We just finished our Federal and State 2013 tax returns. We had overpaid on both, so it was imperative to get the returns filed as soon as possible so we could get our refunds. Every year, our goal is to be as close to 0 as possible for refund or amount due. The reasoning is simple, if you owe too much then you could end up with a penalty. If you pay too much and are owed a refund, then you gave the government an interest free loan. That money could have been working for you instead of Uncle Sam.
Over the past three years we have been getting better at estimating our final tax bill.
In 2011, we had an underpayment of almost $9000 (OUCH).
In 2012, we had an underpayment of about $4500.
In 2013, we had an overpayment of $1000.
There is obviously still room for improvement, but it is encouraging to see the numbers moving in the right direction (closer to 0).

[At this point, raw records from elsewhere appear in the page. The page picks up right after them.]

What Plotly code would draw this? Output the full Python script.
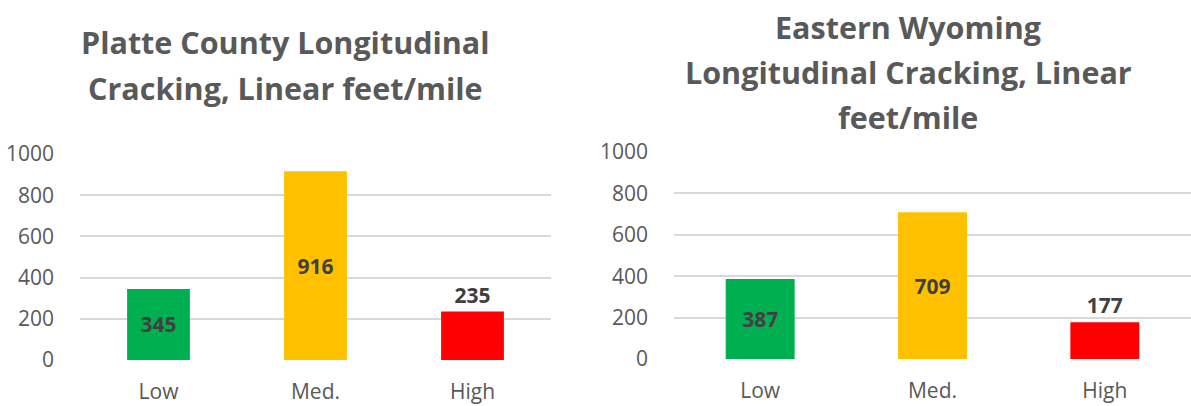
import plotly.graph_objects as go

categories = ["Low", "Med.", "High"]
platte_values = [345, 916, 235]
wyoming_values = [387, 709, 177]
bar_colors = ["#00B050", "#FFC000", "#FF0000"]
label_positions = ["inside", "inside", "outside"]
y_ticks = [0, 200, 400, 600, 800, 1000]

left_title = ["Platte County Longitudinal", "Cracking, Linear feet/mile"]
right_title = ["Eastern Wyoming", "Longitudinal Cracking, Linear", "feet/mile"]

W, H = 1191, 406
FONT = "Open Sans"
GREY = "#595959"

fig = go.Figure()
for vals, xa, ya in [(platte_values, "x", "y"), (wyoming_values, "x2", "y2")]:
    fig.add_trace(go.Bar(
        x=categories, y=vals, xaxis=xa, yaxis=ya,
        marker=dict(color=bar_colors, line=dict(width=0)),
        width=0.4,
        text=[str(v) for v in vals],
        textposition=label_positions,
        insidetextanchor="middle",
        textfont=dict(family=FONT, size=21, color="#404040", weight="bold"),
        cliponaxis=False,
        showlegend=False,
    ))

def px_x(p):
    return p / W

def px_y(p):
    return 1 - p / H

common_y = dict(range=[0, 1000], tickvals=y_ticks, showgrid=True, gridcolor="#D9D9D9",
                gridwidth=1.5, zeroline=False, showline=False, automargin=False,
                tickfont=dict(family=FONT, size=21, color=GREY), ticklabelstandoff=25,
                fixedrange=True)
common_x = dict(showgrid=False, showline=False, zeroline=False, automargin=False,
                tickfont=dict(family=FONT, size=21, color=GREY), ticklabelstandoff=17)

fig.update_layout(
    width=W, height=H,
    margin=dict(l=0, r=0, t=0, b=0, autoexpand=False),
    plot_bgcolor="white", paper_bgcolor="white",
    xaxis=dict(domain=[px_x(80), px_x(551)], anchor="y", **common_x),
    yaxis=dict(anchor="x", domain=[px_y(360), px_y(154)], **common_y),
    xaxis2=dict(domain=[px_x(674), 1.0], anchor="y2", **common_x),
    yaxis2=dict(anchor="x2", domain=[px_y(359), px_y(152)], **common_y),
)

anns = []
for i, line in enumerate(left_title):
    anns.append(dict(text=line, x=px_x(285), y=px_y(42 + 46 * i), xref="paper", yref="paper",
                     xanchor="center", yanchor="middle", showarrow=False,
                     font=dict(family=FONT, size=30.5, color=GREY, weight="bold")))
for i, line in enumerate(right_title):
    anns.append(dict(text=line, x=px_x(908), y=px_y(27 + 45 * i), xref="paper", yref="paper",
                     xanchor="center", yanchor="middle", showarrow=False,
                     font=dict(family=FONT, size=30.5, color=GREY, weight="bold")))
fig.update_layout(annotations=anns)

fig.write_html("out.html", config={"displayModeBar": False},
               post_script="document.body.style.margin='0px';document.body.style.overflow='hidden';")
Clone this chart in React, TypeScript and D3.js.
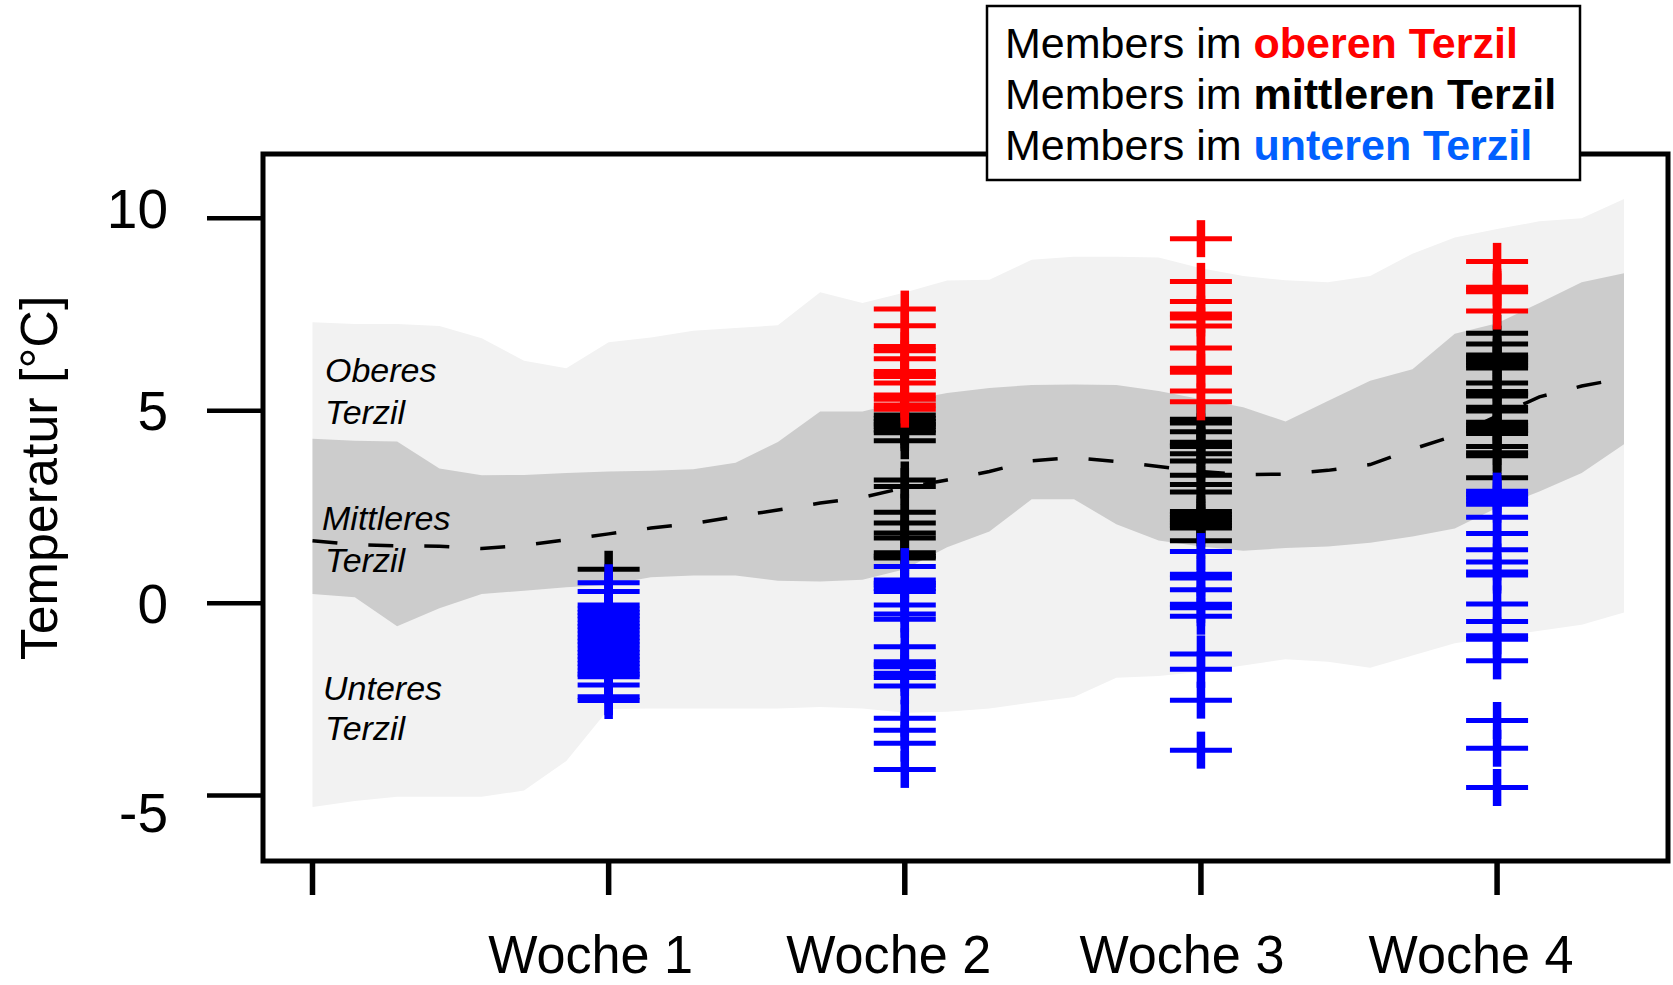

One of the benefits of doing your own taxes is that it helps you learn the system. After a few years of filling out your own taxes you can see where you are getting punished and where you can get rewarded. Using this information, you can make informed decisions for the next tax year so you can reduce your effective tax rate. A good CPA should also be able to make recommendations for your specific circumstances, but I doubt your average national tax chain shop like H&R Block or tax software such as TurboTax will give much insight into the process. Those types of places want you to be confused and scared so you keep on coming back to them each year.
Anyway, getting back to the point. I like to use the effective tax rate to see how well we are managing our tax burdens. You can figure your own effective tax rate by taking the number on form 1040 line 61 (or whatever is marked total tax) and dividing it by line 22 (or whatever is marked total income). You can see how our effective tax rate has gone down over the past three years as we have learned to take advantage of tax protected retirement accounts like a 401k.
You can even compare your tax rate to the 2012 presidential candidates courtesy of the Wall Street Journal. Mitt Romney was at 14% and Barack Obama was at 19%. MSN also has some additional reading and statistics on effective tax rates.
I suspect that we will be able to reduce our effective tax rate even further as we add a dependent child to our household and take advantage of tax protected accounts even more (Health Savings, 401k, 529, etc. etc.).
Do you know what your effective tax rate is/was?